--- Work to complete ---
Begin the copy with the line that contains "Generate a Python" and end it with the line that contains "plt.rcParams['font.family'] = ['Liberation". Print these lines exactly and omit all pictures.

──────── Stored rows ────────

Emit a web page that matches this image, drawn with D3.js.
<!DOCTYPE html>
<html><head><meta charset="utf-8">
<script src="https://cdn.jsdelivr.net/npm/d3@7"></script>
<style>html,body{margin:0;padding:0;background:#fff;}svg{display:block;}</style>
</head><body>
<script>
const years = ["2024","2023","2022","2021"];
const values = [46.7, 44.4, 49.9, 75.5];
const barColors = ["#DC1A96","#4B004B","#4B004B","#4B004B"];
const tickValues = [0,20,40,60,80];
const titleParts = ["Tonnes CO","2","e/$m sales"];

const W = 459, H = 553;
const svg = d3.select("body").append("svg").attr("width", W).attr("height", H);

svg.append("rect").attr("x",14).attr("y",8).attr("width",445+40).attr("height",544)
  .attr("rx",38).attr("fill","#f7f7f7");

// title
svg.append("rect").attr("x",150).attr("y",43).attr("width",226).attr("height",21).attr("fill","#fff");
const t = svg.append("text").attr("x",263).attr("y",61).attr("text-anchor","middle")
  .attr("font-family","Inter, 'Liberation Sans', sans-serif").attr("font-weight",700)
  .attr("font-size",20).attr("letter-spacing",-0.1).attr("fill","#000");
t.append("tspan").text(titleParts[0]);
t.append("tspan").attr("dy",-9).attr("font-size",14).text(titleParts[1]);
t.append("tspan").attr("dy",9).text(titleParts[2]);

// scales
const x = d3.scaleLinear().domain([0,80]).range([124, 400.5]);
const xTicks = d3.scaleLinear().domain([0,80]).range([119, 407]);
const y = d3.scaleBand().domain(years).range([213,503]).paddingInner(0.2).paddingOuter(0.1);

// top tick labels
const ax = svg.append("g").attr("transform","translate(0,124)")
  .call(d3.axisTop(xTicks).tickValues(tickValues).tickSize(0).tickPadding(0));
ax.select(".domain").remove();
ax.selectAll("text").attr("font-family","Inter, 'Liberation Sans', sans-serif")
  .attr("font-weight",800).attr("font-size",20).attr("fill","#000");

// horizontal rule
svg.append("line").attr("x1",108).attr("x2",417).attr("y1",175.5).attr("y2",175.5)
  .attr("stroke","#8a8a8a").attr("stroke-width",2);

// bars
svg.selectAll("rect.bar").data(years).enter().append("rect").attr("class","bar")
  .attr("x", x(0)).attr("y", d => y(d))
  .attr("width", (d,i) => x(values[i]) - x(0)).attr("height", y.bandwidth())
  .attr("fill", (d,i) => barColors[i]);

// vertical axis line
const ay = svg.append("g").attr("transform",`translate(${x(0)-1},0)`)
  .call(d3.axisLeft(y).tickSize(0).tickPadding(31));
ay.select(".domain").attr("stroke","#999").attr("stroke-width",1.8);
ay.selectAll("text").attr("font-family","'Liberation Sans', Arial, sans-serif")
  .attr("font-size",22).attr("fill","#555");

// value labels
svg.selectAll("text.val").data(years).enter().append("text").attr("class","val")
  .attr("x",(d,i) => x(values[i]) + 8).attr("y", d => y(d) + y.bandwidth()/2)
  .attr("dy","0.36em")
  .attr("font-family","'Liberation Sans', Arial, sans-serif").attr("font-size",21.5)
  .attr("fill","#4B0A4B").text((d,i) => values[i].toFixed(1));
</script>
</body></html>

────────
──────── Stored rows ────────

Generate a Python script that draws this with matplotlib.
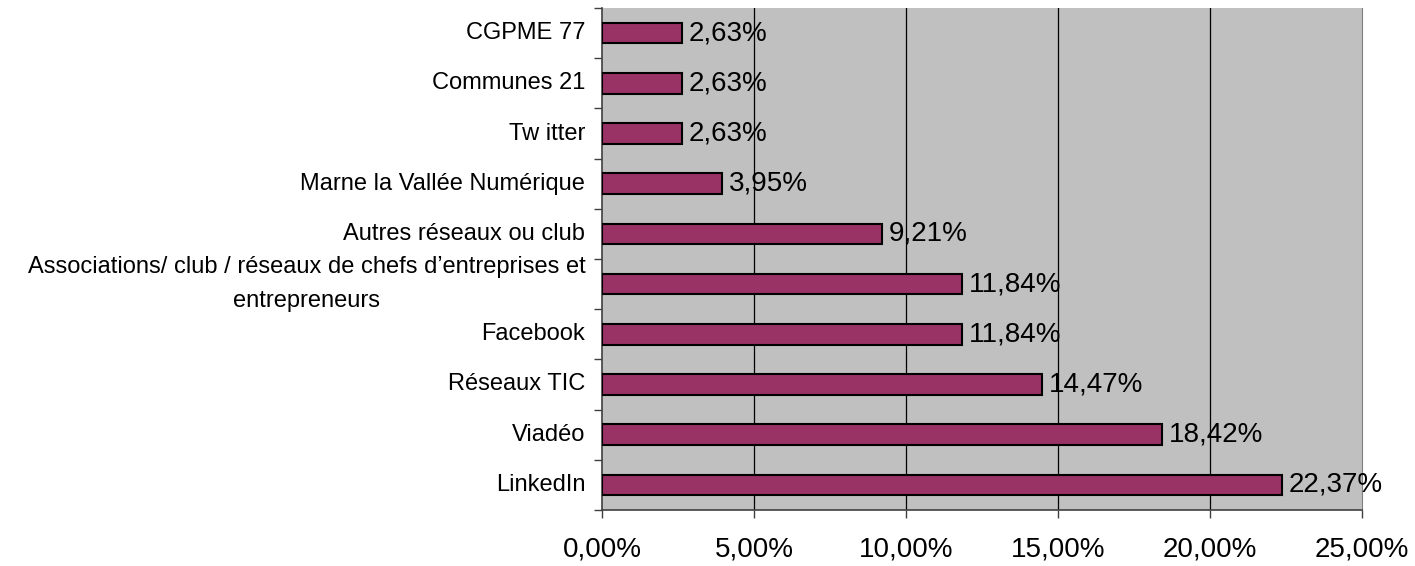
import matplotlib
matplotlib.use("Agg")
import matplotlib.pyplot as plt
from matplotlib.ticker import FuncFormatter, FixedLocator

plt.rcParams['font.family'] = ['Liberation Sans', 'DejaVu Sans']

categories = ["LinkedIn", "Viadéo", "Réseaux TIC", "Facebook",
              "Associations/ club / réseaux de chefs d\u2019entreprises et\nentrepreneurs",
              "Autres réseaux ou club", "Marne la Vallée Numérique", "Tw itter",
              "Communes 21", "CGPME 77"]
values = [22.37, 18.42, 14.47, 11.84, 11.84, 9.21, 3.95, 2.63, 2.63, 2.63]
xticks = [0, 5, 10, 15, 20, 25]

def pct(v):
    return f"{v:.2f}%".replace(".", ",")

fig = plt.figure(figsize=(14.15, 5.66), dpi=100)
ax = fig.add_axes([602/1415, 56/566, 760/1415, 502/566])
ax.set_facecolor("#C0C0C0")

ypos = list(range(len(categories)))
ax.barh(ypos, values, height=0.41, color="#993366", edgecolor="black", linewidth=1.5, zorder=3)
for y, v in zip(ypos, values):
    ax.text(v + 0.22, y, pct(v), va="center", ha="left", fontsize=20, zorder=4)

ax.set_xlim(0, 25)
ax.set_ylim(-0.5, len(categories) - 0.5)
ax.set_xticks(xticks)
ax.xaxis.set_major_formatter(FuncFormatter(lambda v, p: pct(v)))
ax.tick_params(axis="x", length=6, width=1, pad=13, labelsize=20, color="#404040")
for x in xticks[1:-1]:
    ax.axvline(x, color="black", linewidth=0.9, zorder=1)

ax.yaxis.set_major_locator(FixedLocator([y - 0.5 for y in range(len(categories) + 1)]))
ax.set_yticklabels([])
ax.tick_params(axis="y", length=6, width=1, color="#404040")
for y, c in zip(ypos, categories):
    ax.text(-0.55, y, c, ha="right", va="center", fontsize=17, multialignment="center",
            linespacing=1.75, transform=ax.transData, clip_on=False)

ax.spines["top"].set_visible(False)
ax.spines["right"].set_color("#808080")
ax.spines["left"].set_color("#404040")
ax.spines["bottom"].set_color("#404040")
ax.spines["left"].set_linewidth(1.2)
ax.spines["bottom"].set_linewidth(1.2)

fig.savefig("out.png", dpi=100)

────────

--- Finished task ---
Generate a Python script that draws this with matplotlib.
import matplotlib
matplotlib.use("Agg")
import matplotlib.pyplot as plt
from matplotlib.ticker import FuncFormatter, FixedLocator

plt.rcParams['font.family'] = ['Liberation Sans', 'DejaVu Sans']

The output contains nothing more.